DALLAS, DEC. 8 -- In a whirlwind day of trading, the Oakland Athletics and Cincinnati Reds made the biggest move of the winter meetings, combining on a deal that might have made each a favorite to win its division. And the Baltimore Orioles learned that veteran left-hander Scott McGregor might not be able to pitch in 1988 because of what apparently is a torn rotator cuff.

The Reds, desperate for pitching, traded veteran outfielder Dave Parker, 36, to Oakland for pitchers Jose Rijo, 22, and Tim Birtsas, 27.

With Parker's acquisition, the Athletics look strong in the American League West, especially after they strengthened their pitching staff by obtaining Rick Honeycutt and Storm Davis late last season. Parker adds left-handed power to a lineup that has had mostly right-handed hitters.

The Boston Red Sox also seemed to strengthen themselves. They came here hoping to find a relief pitcher, and this morning they got one of the best, acquiring right-hander Lee Smith from the Chicago Cubs. And the price for Smith seemed stunningly low -- reliever Calvin Schiraldi and starter Al Nipper.

McGregor's injury was discovered late last season, but he has declined surgery and is attempting to rehabilitate the shoulder by strengthening the other muscles around the rotator cuff.

"It's serious," Orioles Manager Cal Ripken Sr. said. "I have a lot of doubt about how much he'll be able to pitch."
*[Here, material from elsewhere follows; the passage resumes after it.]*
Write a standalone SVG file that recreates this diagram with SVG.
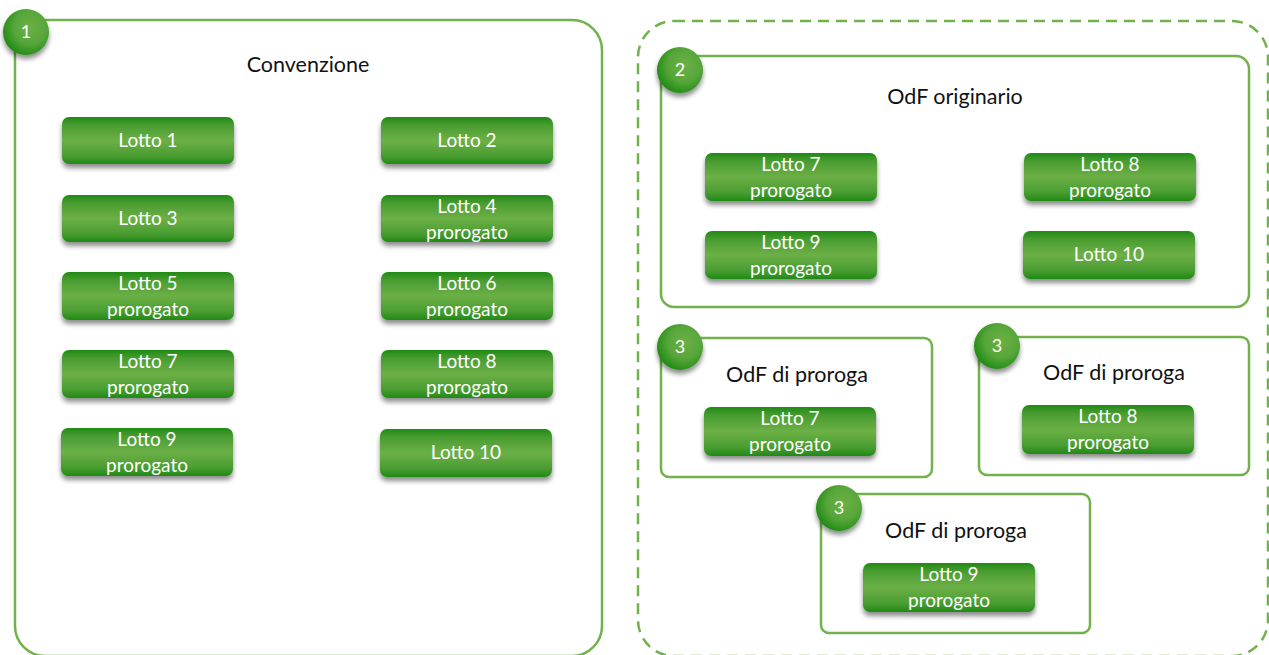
<svg xmlns="http://www.w3.org/2000/svg" width="1269" height="655" viewBox="0 0 1269 655">
<defs>
<linearGradient id="btn" x1="0" y1="0" x2="0" y2="1">
<stop offset="0" stop-color="#1f8a14"/>
<stop offset="0.18" stop-color="#4a9d32"/>
<stop offset="0.5" stop-color="#6cb046"/>
<stop offset="0.82" stop-color="#4a9d32"/>
<stop offset="1" stop-color="#1f8a14"/>
</linearGradient>
<radialGradient id="circ" cx="0.6" cy="0.4" r="0.65">
<stop offset="0" stop-color="#6cb046"/>
<stop offset="0.55" stop-color="#57a63a"/>
<stop offset="1" stop-color="#1d8a12"/>
</radialGradient>
<filter id="sh" x="-20%" y="-30%" width="140%" height="180%">
<feGaussianBlur in="SourceAlpha" stdDeviation="2.5"/>
<feOffset dx="0" dy="4" result="b"/>
<feComponentTransfer><feFuncA type="linear" slope="0.45"/></feComponentTransfer>
<feMerge><feMergeNode/><feMergeNode in="SourceGraphic"/></feMerge>
</filter>
</defs>
<style>
.frame{fill:#fff;stroke:#71b24d;stroke-width:2.5}
.dash{fill:none;stroke:#71b24d;stroke-width:2.5;stroke-dasharray:11 7}
.btn{fill:url(#btn);filter:url(#sh)}
.circ{fill:url(#circ);filter:url(#sh)}
.bt{font-family:Lato,"Open Sans","Liberation Sans",sans-serif;font-size:19px;fill:#fff;text-anchor:middle}
.ct{font-family:Lato,"Open Sans","Liberation Sans",sans-serif;font-size:18px;fill:#fff;text-anchor:middle}
.title{font-family:Lato,"Open Sans","Liberation Sans",sans-serif;font-size:21.5px;fill:#111;text-anchor:middle}
</style>
<rect width="1269" height="655" fill="#fff"/>

<g id="convenzione">
<rect class="frame" x="15" y="20" width="587" height="636" rx="30"/>
<text class="title" x="308" y="72">Convenzione</text>
</g>
<g id="odf-group">
<rect class="dash" x="638" y="21" width="630" height="635" rx="36"/>
</g>
<g id="odf-originario">
<rect class="frame" x="661" y="56" width="588" height="251" rx="13"/>
<text class="title" x="955" y="104">OdF originario</text>
</g>
<g id="odf-proroga-1">
<rect class="frame" x="661" y="338" width="271" height="139" rx="8"/>
<text class="title" x="797" y="382">OdF di proroga</text>
</g>
<g id="odf-proroga-2">
<rect class="frame" x="979" y="337" width="270" height="138" rx="8"/>
<text class="title" x="1114" y="380">OdF di proroga</text>
</g>
<g id="odf-proroga-3">
<rect class="frame" x="821" y="494" width="269" height="139" rx="8"/>
<text class="title" x="956" y="538">OdF di proroga</text>
</g>

<g id="c1"><circle class="circ" cx="26" cy="32" r="23"/><text class="ct" x="26" y="38">1</text></g>
<g id="c2"><circle class="circ" cx="680" cy="70" r="23"/><text class="ct" x="680" y="76">2</text></g>
<g id="c3a"><circle class="circ" cx="680" cy="347" r="23"/><text class="ct" x="680" y="353">3</text></g>
<g id="c3b"><circle class="circ" cx="997" cy="346" r="23"/><text class="ct" x="997" y="352">3</text></g>
<g id="c3c"><circle class="circ" cx="839" cy="508" r="23"/><text class="ct" x="839" y="514">3</text></g>

<g id="l1"><rect class="btn" x="62" y="117" width="172" height="47" rx="7"/><text class="bt" x="148" y="147">Lotto 1</text></g>
<g id="l2"><rect class="btn" x="381" y="117" width="172" height="47" rx="7"/><text class="bt" x="467" y="147">Lotto 2</text></g>
<g id="l3"><rect class="btn" x="62" y="195" width="172" height="47" rx="7"/><text class="bt" x="148" y="225">Lotto 3</text></g>
<g id="l4"><rect class="btn" x="381" y="195" width="172" height="47" rx="7"/><text class="bt" x="467" y="213">Lotto 4</text><text class="bt" x="467" y="239">prorogato</text></g>
<g id="l5"><rect class="btn" x="62" y="272" width="172" height="48" rx="7"/><text class="bt" x="148" y="290">Lotto 5</text><text class="bt" x="148" y="316">prorogato</text></g>
<g id="l6"><rect class="btn" x="381" y="272" width="172" height="48" rx="7"/><text class="bt" x="467" y="290">Lotto 6</text><text class="bt" x="467" y="316">prorogato</text></g>
<g id="l7"><rect class="btn" x="62" y="350" width="172" height="48" rx="7"/><text class="bt" x="148" y="368">Lotto 7</text><text class="bt" x="148" y="394">prorogato</text></g>
<g id="l8"><rect class="btn" x="381" y="350" width="172" height="48" rx="7"/><text class="bt" x="467" y="368">Lotto 8</text><text class="bt" x="467" y="394">prorogato</text></g>
<g id="l9"><rect class="btn" x="61" y="428" width="172" height="48" rx="7"/><text class="bt" x="147" y="446">Lotto 9</text><text class="bt" x="147" y="472">prorogato</text></g>
<g id="l10"><rect class="btn" x="380" y="429" width="172" height="48" rx="7"/><text class="bt" x="466" y="459">Lotto 10</text></g>

<g id="o7"><rect class="btn" x="705" y="153" width="172" height="48" rx="7"/><text class="bt" x="791" y="171">Lotto 7</text><text class="bt" x="791" y="197">prorogato</text></g>
<g id="o8"><rect class="btn" x="1024" y="153" width="172" height="48" rx="7"/><text class="bt" x="1110" y="171">Lotto 8</text><text class="bt" x="1110" y="197">prorogato</text></g>
<g id="o9"><rect class="btn" x="705" y="231" width="172" height="48" rx="7"/><text class="bt" x="791" y="249">Lotto 9</text><text class="bt" x="791" y="275">prorogato</text></g>
<g id="o10"><rect class="btn" x="1023" y="231" width="172" height="48" rx="7"/><text class="bt" x="1109" y="261">Lotto 10</text></g>

<g id="p7"><rect class="btn" x="704" y="407" width="172" height="49" rx="7"/><text class="bt" x="790" y="425">Lotto 7</text><text class="bt" x="790" y="451">prorogato</text></g>
<g id="p8"><rect class="btn" x="1022" y="405" width="172" height="49" rx="7"/><text class="bt" x="1108" y="423">Lotto 8</text><text class="bt" x="1108" y="449">prorogato</text></g>
<g id="p9"><rect class="btn" x="863" y="563" width="172" height="49" rx="7"/><text class="bt" x="949" y="581">Lotto 9</text><text class="bt" x="949" y="607">prorogato</text></g>

<g id="connectors"/>
</svg>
The Orioles have better news about reliever Don Aase, who had shoulder surgery last June and says he'll be ready to pitch by spring training. "There's some pain, but nothing that wasn't expected," Aase said. "Anytime you have an operation like this, there are going to be adhesions that have to break loose. I'm just starting to throw and there's some of that."

Aase said his doctors have told him he should be ready to join the Orioles' regular January throwing program in Baltimore.

The Parker trade was a disappointment to the New York Yankees, who had offered several packages of players trying to acquire the two-time National League batting champion, who will be an outfielder and designated hitter in Oakland.

"I knew there was competition for him," Oakland Manager Tony La Russa said. "We're thrilled. It gives us a lot of ways to score some runs. No question, Dave is coming to an offensive team. Rijo and Birtsas are good young pitchers, but we have some depth there."

The trade appears to strengthen the Reds, too, although it probably doesn't push them past the San Francisco Giants in the NL West. Rijo, a right-hander, and Birtsas, a left-hander, are the second and third pitchers new Cincinnati General Manager Murray Cook has acquired since the season ended. The Reds traded for Kansas City's Danny Jackson after the World Series.

Without Parker, the Reds will divide their outfield playing time among Eric Davis, Kal Daniels, Tracy Jones and Paul O'Neill.

"This provides a challenge for four young outfielders who're going to have to carry the bulk of the offense now," Cook said. "It's a matter of time inevitably marching on, and we thought the time was now."

Reds Manager Pete Rose said, "We just felt we needed some more pitching, and I like the way it's shaping up. These kids are going to have to work to make our staff, and I like that."

Parker has 273 homers in 14 seasons. He had 26 homers and 97 RBI last season, but only seven homers and 34 RBI after the all-star break.

Seconds after the Red Sox had acquired Smith, Red Sox General Manager Lou Gorman said his team "was as good as anyone in baseball."

Smith, 30, has 162 saves the last five seasons and saved 36 last season -- 20 more than the entire Boston bullpen.

"This is what we were hoping for," Red Sox Manager John McNamara said. "We paid a price in trading Schiraldi. He's going to be a good one. But we got one of the best anywhere."

Schiraldi, 25, was a star of Boston's '86 championship team when he saved nine games and won four. But he slumped badly last season, saving only six and allowing 15 homers in 83 2/3 innings. Nipper, 28, never has won more than 11 games in a season.

Privately, the Cubs were saying that Smith is not in great physical condition and appears to be aging quickly; plus, his 1988 salary is $850,000 and he's eligible for free agency after that.

"Schiraldi throws as hard as Smith and is five years younger," Cubs General Manager Jim Frey said.

The Cubs hope Nipper will go into their rotation and that Schiraldi will replace Smith as their stopper.

In a move designed to make the strike zone clearer to umpires, major league baseball's rules committee has changed the definition of a strike.

The committee changed the upper limit of the strike zone from the armpits to the midpoint between the top of the shoulders and the top of the uniform pants. The upper limit had been the armpits, but umpires almost never called strikes above the bottom of the ribs. The change should bring back the high strike . . .

The NL and AL expansion committees voted to meet with each other to study and discuss their options. The best guess is that two teams could be added by the beginning of the 1990 or 1991 season.